- [Task directions]:
Leave out the pictures and retype only the lines from the opening line to the line that holds "from bokeh.resources import INLINE", both ends included.
————————
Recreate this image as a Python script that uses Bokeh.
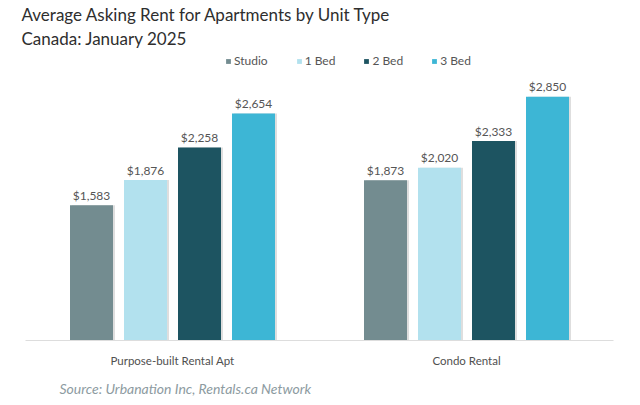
from bokeh.plotting import figure
from bokeh.models import ColumnDataSource, Legend, LegendItem, Title, FactorRange
from bokeh.transform import dodge
from bokeh.embed import file_html
from bokeh.resources import INLINE

title_line1 = "Average Asking Rent for Apartments by Unit Type"
title_line2 = "Canada: January 2025"
source_note = "Source: Urbanation Inc, Rentals.ca Network"
categories = ["Purpose-built Rental Apt", "Condo Rental"]
unit_types = ["Studio", "1 Bed", "2 Bed", "3 Bed"]
studio = [1583, 1873]
one_bed = [1876, 2020]
two_bed = [2258, 2333]
three_bed = [2654, 2850]
colors = ["#738c90", "#b2e1ee", "#1d5461", "#3db6d5"]

FONT = "Lato"
W, H = 640, 405
FRAME_W = 588
PX_PER_UNIT = FRAME_W / 2.0
Y_END = 3392

series = [studio, one_bed, two_bed, three_bed]
keys = ["studio", "one", "two", "three"]
data = dict(cat=categories)
for k, s in zip(keys, series):
    data[k] = s
    data[k + "_lbl"] = ["${:,}".format(v) for v in s]
src = ColumnDataSource(data)

p = figure(x_range=FactorRange(*categories), y_range=(0, Y_END),
           width=W, height=H, output_backend="svg", toolbar_location=None,
           title=None, y_axis_location=None,
           min_border_left=25, min_border_right=27, min_border_top=50, min_border_bottom=64)
p.outline_line_color = None
p.xgrid.grid_line_color = None
p.ygrid.grid_line_color = None
p.background_fill_color = "white"
p.border_fill_color = "white"

bar_w = 43 / PX_PER_UNIT
pitch = 54 / PX_PER_UNIT
shadow_dx = 2 / PX_PER_UNIT
items = []
for i, (k, name, c) in enumerate(zip(keys, unit_types, colors)):
    off = (i - 1.5) * pitch
    p.vbar(x=dodge("cat", off + shadow_dx, range=p.x_range), top=k, width=bar_w,
           source=src, fill_color="#000000", fill_alpha=0.13, line_color=None)
    r = p.vbar(x=dodge("cat", off, range=p.x_range), top=k, width=bar_w,
               source=src, fill_color=c, line_color=None)
    p.text(x=dodge("cat", off, range=p.x_range), y=k, text=k + "_lbl", source=src,
           text_align="center", text_baseline="alphabetic", y_offset=-10,
           text_font={"value": FONT}, text_font_size="12px", text_color="#555555")
    items.append(LegendItem(label=name, renderers=[r]))

legend = Legend(items=items, orientation="horizontal", location=(200, 272),
                glyph_width=6, glyph_height=6, label_height=6, label_standoff=3,
                spacing=28, padding=0, margin=0, border_line_color=None,
                background_fill_alpha=0, label_text_font=FONT,
                label_text_font_size="12px", label_text_color="#555555")
p.add_layout(legend, "center")

ax = p.xaxis[0]
ax.axis_line_color = "#dddddd"
ax.axis_line_width = 1
ax.major_tick_line_color = None
ax.minor_tick_line_color = None
ax.major_label_standoff = 7
ax.major_label_text_font = FONT
ax.major_label_text_font_size = "11.5px"
ax.major_label_text_color = "#505050"

title = Title(text=title_line1 + "\n" + title_line2, align="left", offset=-4, standoff=3,
              text_font=FONT, text_font_size="17px", text_font_style="normal",
              text_line_height=1.12, text_color="#2e2e2e")
p.add_layout(title, "above")

src_title = Title(text=source_note, align="left", offset=34, standoff=17,
                  text_font=FONT, text_font_size="14px", text_font_style="italic",
                  text_color="#8d9ba1")
p.add_layout(src_title, "below")

open("out.html", "w").write(file_html(p, INLINE))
————————
- [Result for this exercise]:
Recreate this image as a Python script that uses Bokeh.
from bokeh.plotting import figure
from bokeh.models import ColumnDataSource, Legend, LegendItem, Title, FactorRange
from bokeh.transform import dodge
from bokeh.embed import file_html
from bokeh.resources import INLINE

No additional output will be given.